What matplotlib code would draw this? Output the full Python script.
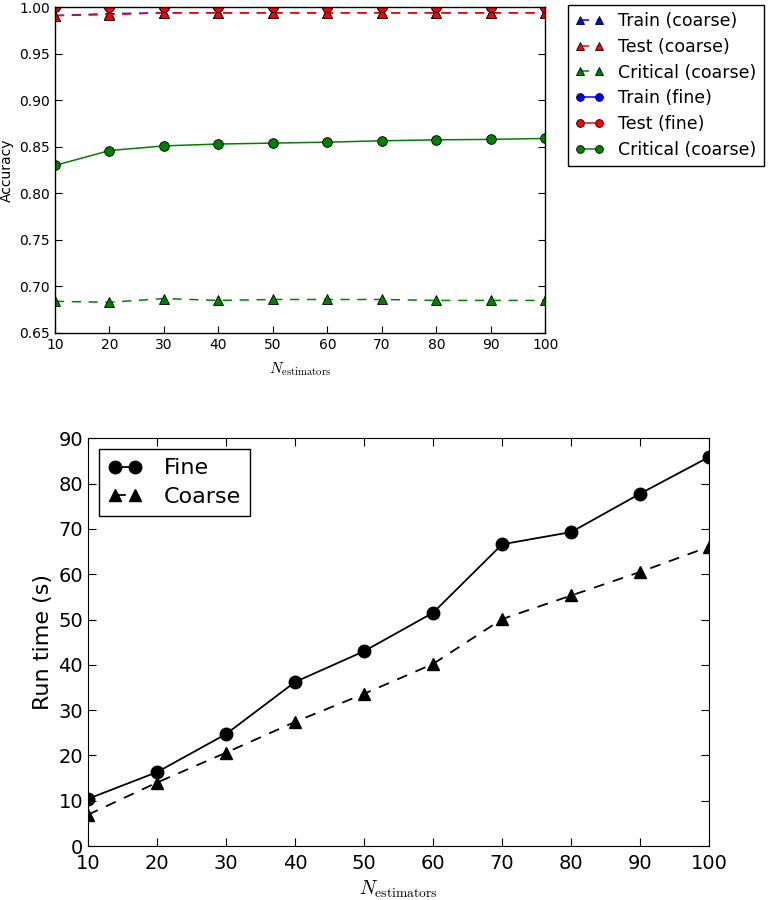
import matplotlib
matplotlib.use("Agg")
import matplotlib.pyplot as plt

plt.rcParams['mathtext.fontset'] = 'cm'
plt.rcParams['font.family'] = ['DejaVu Sans']

n_est = [10, 20, 30, 40, 50, 60, 70, 80, 90, 100]

train_coarse = [0.991, 0.993, 0.994, 0.994, 0.994, 0.994, 0.994, 0.994, 0.994, 0.994]
test_coarse = [0.991, 0.992, 0.994, 0.994, 0.994, 0.994, 0.994, 0.994, 0.994, 0.994]
crit_coarse = [0.684, 0.683, 0.687, 0.685, 0.686, 0.686, 0.686, 0.685, 0.685, 0.685]
train_fine = [1.0, 1.0, 1.0, 1.0, 1.0, 1.0, 1.0, 1.0, 1.0, 1.0]
test_fine = [1.0, 1.0, 1.0, 1.0, 1.0, 1.0, 1.0, 1.0, 1.0, 1.0]
crit_fine = [0.830, 0.846, 0.851, 0.853, 0.854, 0.855, 0.8565, 0.8575, 0.858, 0.859]

time_fine = [10.4, 16.3, 24.7, 36.2, 43.0, 51.5, 66.6, 69.3, 77.8, 85.9]
time_coarse = [6.9, 14.0, 20.6, 27.4, 33.6, 40.2, 50.1, 55.3, 60.5, 66.1]

acc_ticks = [0.65, 0.70, 0.75, 0.80, 0.85, 0.90, 0.95, 1.00]
time_ticks = [0, 10, 20, 30, 40, 50, 60, 70, 80, 90]

fig = plt.figure(figsize=(7.71, 9.0), dpi=100)

ax1 = fig.add_axes([0.0713, 0.63, 0.636, 0.362])
kw_c = dict(marker='^', linestyle='--', dashes=(6, 5), markersize=7, markeredgecolor='black',
            markeredgewidth=0.6, linewidth=1.1)
kw_f = dict(marker='o', linestyle='-', markersize=7, markeredgecolor='black',
            markeredgewidth=0.6, linewidth=1.1)
ax1.plot(n_est, train_coarse, color='blue', label='Train (coarse)', **kw_c)
ax1.plot(n_est, test_coarse, color='red', label='Test (coarse)', **kw_c)
ax1.plot(n_est, crit_coarse, color='green', label='Critical (coarse)', **kw_c)
ax1.plot(n_est, train_fine, color='blue', label='Train (fine)', **kw_f)
ax1.plot(n_est, test_fine, color='red', label='Test (fine)', **kw_f)
ax1.plot(n_est, crit_fine, color='green', label='Critical (coarse)', **kw_f)
ax1.set_xlim(10, 100)
ax1.set_ylim(0.65, 1.00)
ax1.set_yticks(acc_ticks)
ax1.set_yticklabels(['%.2f' % t for t in acc_ticks])
ax1.set_xticks(n_est)
ax1.tick_params(direction='in', top=True, right=True, labelsize=10, length=5)
ax1.set_ylabel('Accuracy', fontsize=10)
ax1.set_xlabel(r'$N_{\mathrm{estimators}}$', fontsize=11, labelpad=6)
for s in ax1.spines.values():
    s.set_linewidth(1.0)
h, l = ax1.get_legend_handles_labels()
leg1 = fig.legend(h, l, loc='upper left', bbox_to_anchor=(568/771, 1-5/900),
                  fontsize=12.5, numpoints=2, fancybox=False, framealpha=1,
                  edgecolor='black', borderaxespad=0, handlelength=1.7,
                  labelspacing=0.45, borderpad=0.4, markerscale=0.8,
                  handletextpad=0.8)
leg1.get_frame().set_linewidth(1.0)

ax2 = fig.add_axes([0.114, 0.06, 0.806, 0.453])
ax2.plot(n_est, time_fine, color='black', marker='o', linestyle='-', markersize=9,
         linewidth=1.3, label='Fine')
ax2.plot(n_est, time_coarse, color='black', marker='^', linestyle='--', dashes=(6, 5),
         markersize=9, linewidth=1.3, label='Coarse')
ax2.set_xlim(10, 100)
ax2.set_ylim(0, 90)
ax2.set_xticks(n_est)
ax2.set_yticks(time_ticks)
ax2.tick_params(direction='in', top=True, right=True, labelsize=14, length=6)
ax2.tick_params(axis='x', pad=6)
ax2.set_ylabel('Run time (s)', fontsize=16)
ax2.set_xlabel(r'$N_{\mathrm{estimators}}$', fontsize=14)
leg2 = ax2.legend(loc='upper left', fontsize=16, numpoints=2, fancybox=False,
                  framealpha=1, edgecolor='black', handlelength=1.5,
                  handletextpad=1.0, labelspacing=0.4)
leg2.get_frame().set_linewidth(1.0)

fig.savefig('out.png', dpi=100)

Task details
Restate the material word for word from its first line through the line containing "fig = plt.figure(figsize=(7.71, 9.0), dpi=100)", both included; the pictures do not belong in it.

Written response
What matplotlib code would draw this? Output the full Python script.
import matplotlib
matplotlib.use("Agg")
import matplotlib.pyplot as plt

plt.rcParams['mathtext.fontset'] = 'cm'
plt.rcParams['font.family'] = ['DejaVu Sans']

n_est = [10, 20, 30, 40, 50, 60, 70, 80, 90, 100]

train_coarse = [0.991, 0.993, 0.994, 0.994, 0.994, 0.994, 0.994, 0.994, 0.994, 0.994]
test_coarse = [0.991, 0.992, 0.994, 0.994, 0.994, 0.994, 0.994, 0.994, 0.994, 0.994]
crit_coarse = [0.684, 0.683, 0.687, 0.685, 0.686, 0.686, 0.686, 0.685, 0.685, 0.685]
train_fine = [1.0, 1.0, 1.0, 1.0, 1.0, 1.0, 1.0, 1.0, 1.0, 1.0]
test_fine = [1.0, 1.0, 1.0, 1.0, 1.0, 1.0, 1.0, 1.0, 1.0, 1.0]
crit_fine = [0.830, 0.846, 0.851, 0.853, 0.854, 0.855, 0.8565, 0.8575, 0.858, 0.859]

time_fine = [10.4, 16.3, 24.7, 36.2, 43.0, 51.5, 66.6, 69.3, 77.8, 85.9]
time_coarse = [6.9, 14.0, 20.6, 27.4, 33.6, 40.2, 50.1, 55.3, 60.5, 66.1]

acc_ticks = [0.65, 0.70, 0.75, 0.80, 0.85, 0.90, 0.95, 1.00]
time_ticks = [0, 10, 20, 30, 40, 50, 60, 70, 80, 90]

fig = plt.figure(figsize=(7.71, 9.0), dpi=100)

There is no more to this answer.